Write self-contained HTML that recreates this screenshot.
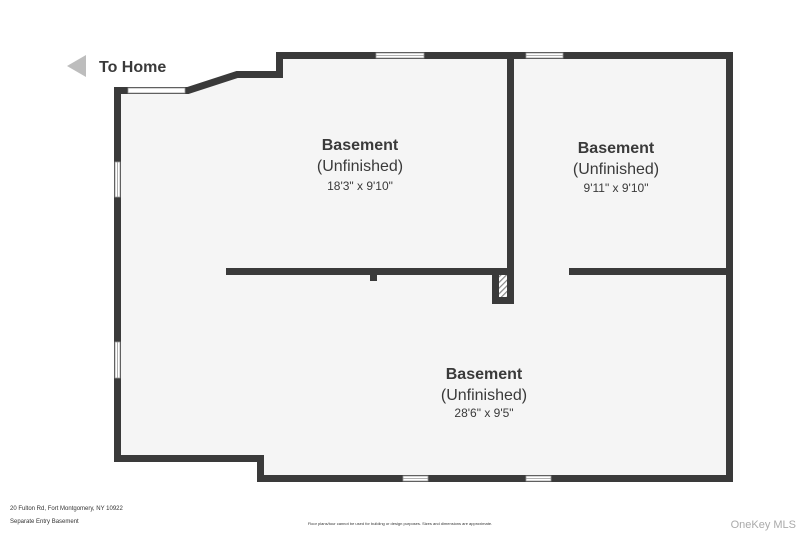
<!DOCTYPE html>
<html><head><style>
body{margin:0;background:#fff;width:800px;height:534px;overflow:hidden;font-family:"Liberation Sans",sans-serif}
svg{display:block}
</style></head><body>
<svg width="800" height="534" viewBox="0 0 800 534" xmlns="http://www.w3.org/2000/svg">
<defs>
<pattern id="h" width="4" height="4" patternUnits="userSpaceOnUse" patternTransform="rotate(45)">
<rect width="4" height="4" fill="#fff"/><rect width="1.2" height="4" fill="#888"/>
</pattern>
</defs>
<polygon points="67,66 86,55 86,77" fill="#bdbdbd"/>
<text x="99" y="72" font-size="16" font-weight="bold" fill="#3a3a3a">To Home</text>
<path d="M117.5,90.5 L188,90.5 L237,74.5 L279.5,74.5 L279.5,55.5 L729.5,55.5 L729.5,478.5 L260.5,478.5 L260.5,458.5 L117.5,458.5 Z" fill="#f5f5f5" stroke="#3a3a3a" stroke-width="7" stroke-linejoin="miter"/>
<g fill="#3a3a3a">
<rect x="507" y="52" width="7" height="224"/>
<rect x="226" y="268" width="288" height="7"/>
<rect x="569" y="268" width="164" height="7"/>
<rect x="492" y="268" width="22" height="36"/>
<rect x="370" y="275" width="7" height="6"/>
</g>
<rect x="499" y="275" width="8" height="22" fill="url(#h)"/>
<g fill="#fff" stroke="#999" stroke-width="0.8">
<rect x="128" y="88" width="57" height="5"/>
<rect x="376" y="53" width="48" height="5"/><line x1="376" y1="55.5" x2="424" y2="55.5"/>
<rect x="526" y="53" width="37" height="5"/><line x1="526" y1="55.5" x2="563" y2="55.5"/>
<rect x="115" y="162" width="5" height="35"/><line x1="117.5" y1="162" x2="117.5" y2="197"/>
<rect x="115" y="342" width="5" height="36"/><line x1="117.5" y1="342" x2="117.5" y2="378"/>
<rect x="403" y="476" width="25" height="5"/><line x1="403" y1="478.5" x2="428" y2="478.5"/>
<rect x="526" y="476" width="25" height="5"/><line x1="526" y1="478.5" x2="551" y2="478.5"/>
</g>
<g fill="#3a3a3a" text-anchor="middle" font-family="Liberation Sans, sans-serif">
<text x="360" y="150" font-size="16" font-weight="bold">Basement</text>
<text x="360" y="171" font-size="16">(Unfinished)</text>
<text x="360" y="190" font-size="12">18'3" x 9'10"</text>
<text x="616" y="153" font-size="16" font-weight="bold">Basement</text>
<text x="616" y="174" font-size="16">(Unfinished)</text>
<text x="616" y="192" font-size="12">9'11" x 9'10"</text>
<text x="484" y="379" font-size="16" font-weight="bold">Basement</text>
<text x="484" y="400" font-size="16">(Unfinished)</text>
<text x="484" y="417" font-size="12">28'6" x 9'5"</text>
</g>
<text x="10" y="510" font-size="6" fill="#333">20 Fulton Rd, Fort Montgomery, NY 10922</text>
<text x="10" y="523" font-size="6" fill="#333">Separate Entry Basement</text>
<text x="400" y="525" font-size="4" fill="#333" text-anchor="middle">Floor plans/tour cannot be used for building or design purposes. Sizes and dimensions are approximate.</text>
<text x="796" y="528" font-size="11" fill="#aaa" text-anchor="end">OneKey MLS</text>
</svg>
</body></html>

----

Copy the material shown above in full and exactly. Skip the pictures.

Write self-contained HTML that recreates this screenshot.
<!DOCTYPE html>
<html><head><style>
body{margin:0;background:#fff;width:800px;height:534px;overflow:hidden;font-family:"Liberation Sans",sans-serif}
svg{display:block}
</style></head><body>
<svg width="800" height="534" viewBox="0 0 800 534" xmlns="http://www.w3.org/2000/svg">
<defs>
<pattern id="h" width="4" height="4" patternUnits="userSpaceOnUse" patternTransform="rotate(45)">
<rect width="4" height="4" fill="#fff"/><rect width="1.2" height="4" fill="#888"/>
</pattern>
</defs>
<polygon points="67,66 86,55 86,77" fill="#bdbdbd"/>
<text x="99" y="72" font-size="16" font-weight="bold" fill="#3a3a3a">To Home</text>
<path d="M117.5,90.5 L188,90.5 L237,74.5 L279.5,74.5 L279.5,55.5 L729.5,55.5 L729.5,478.5 L260.5,478.5 L260.5,458.5 L117.5,458.5 Z" fill="#f5f5f5" stroke="#3a3a3a" stroke-width="7" stroke-linejoin="miter"/>
<g fill="#3a3a3a">
<rect x="507" y="52" width="7" height="224"/>
<rect x="226" y="268" width="288" height="7"/>
<rect x="569" y="268" width="164" height="7"/>
<rect x="492" y="268" width="22" height="36"/>
<rect x="370" y="275" width="7" height="6"/>
</g>
<rect x="499" y="275" width="8" height="22" fill="url(#h)"/>
<g fill="#fff" stroke="#999" stroke-width="0.8">
<rect x="128" y="88" width="57" height="5"/>
<rect x="376" y="53" width="48" height="5"/><line x1="376" y1="55.5" x2="424" y2="55.5"/>
<rect x="526" y="53" width="37" height="5"/><line x1="526" y1="55.5" x2="563" y2="55.5"/>
<rect x="115" y="162" width="5" height="35"/><line x1="117.5" y1="162" x2="117.5" y2="197"/>
<rect x="115" y="342" width="5" height="36"/><line x1="117.5" y1="342" x2="117.5" y2="378"/>
<rect x="403" y="476" width="25" height="5"/><line x1="403" y1="478.5" x2="428" y2="478.5"/>
<rect x="526" y="476" width="25" height="5"/><line x1="526" y1="478.5" x2="551" y2="478.5"/>
</g>
<g fill="#3a3a3a" text-anchor="middle" font-family="Liberation Sans, sans-serif">
<text x="360" y="150" font-size="16" font-weight="bold">Basement</text>
<text x="360" y="171" font-size="16">(Unfinished)</text>
<text x="360" y="190" font-size="12">18'3" x 9'10"</text>
<text x="616" y="153" font-size="16" font-weight="bold">Basement</text>
<text x="616" y="174" font-size="16">(Unfinished)</text>
<text x="616" y="192" font-size="12">9'11" x 9'10"</text>
<text x="484" y="379" font-size="16" font-weight="bold">Basement</text>
<text x="484" y="400" font-size="16">(Unfinished)</text>
<text x="484" y="417" font-size="12">28'6" x 9'5"</text>
</g>
<text x="10" y="510" font-size="6" fill="#333">20 Fulton Rd, Fort Montgomery, NY 10922</text>
<text x="10" y="523" font-size="6" fill="#333">Separate Entry Basement</text>
<text x="400" y="525" font-size="4" fill="#333" text-anchor="middle">Floor plans/tour cannot be used for building or design purposes. Sizes and dimensions are approximate.</text>
<text x="796" y="528" font-size="11" fill="#aaa" text-anchor="end">OneKey MLS</text>
</svg>
</body></html>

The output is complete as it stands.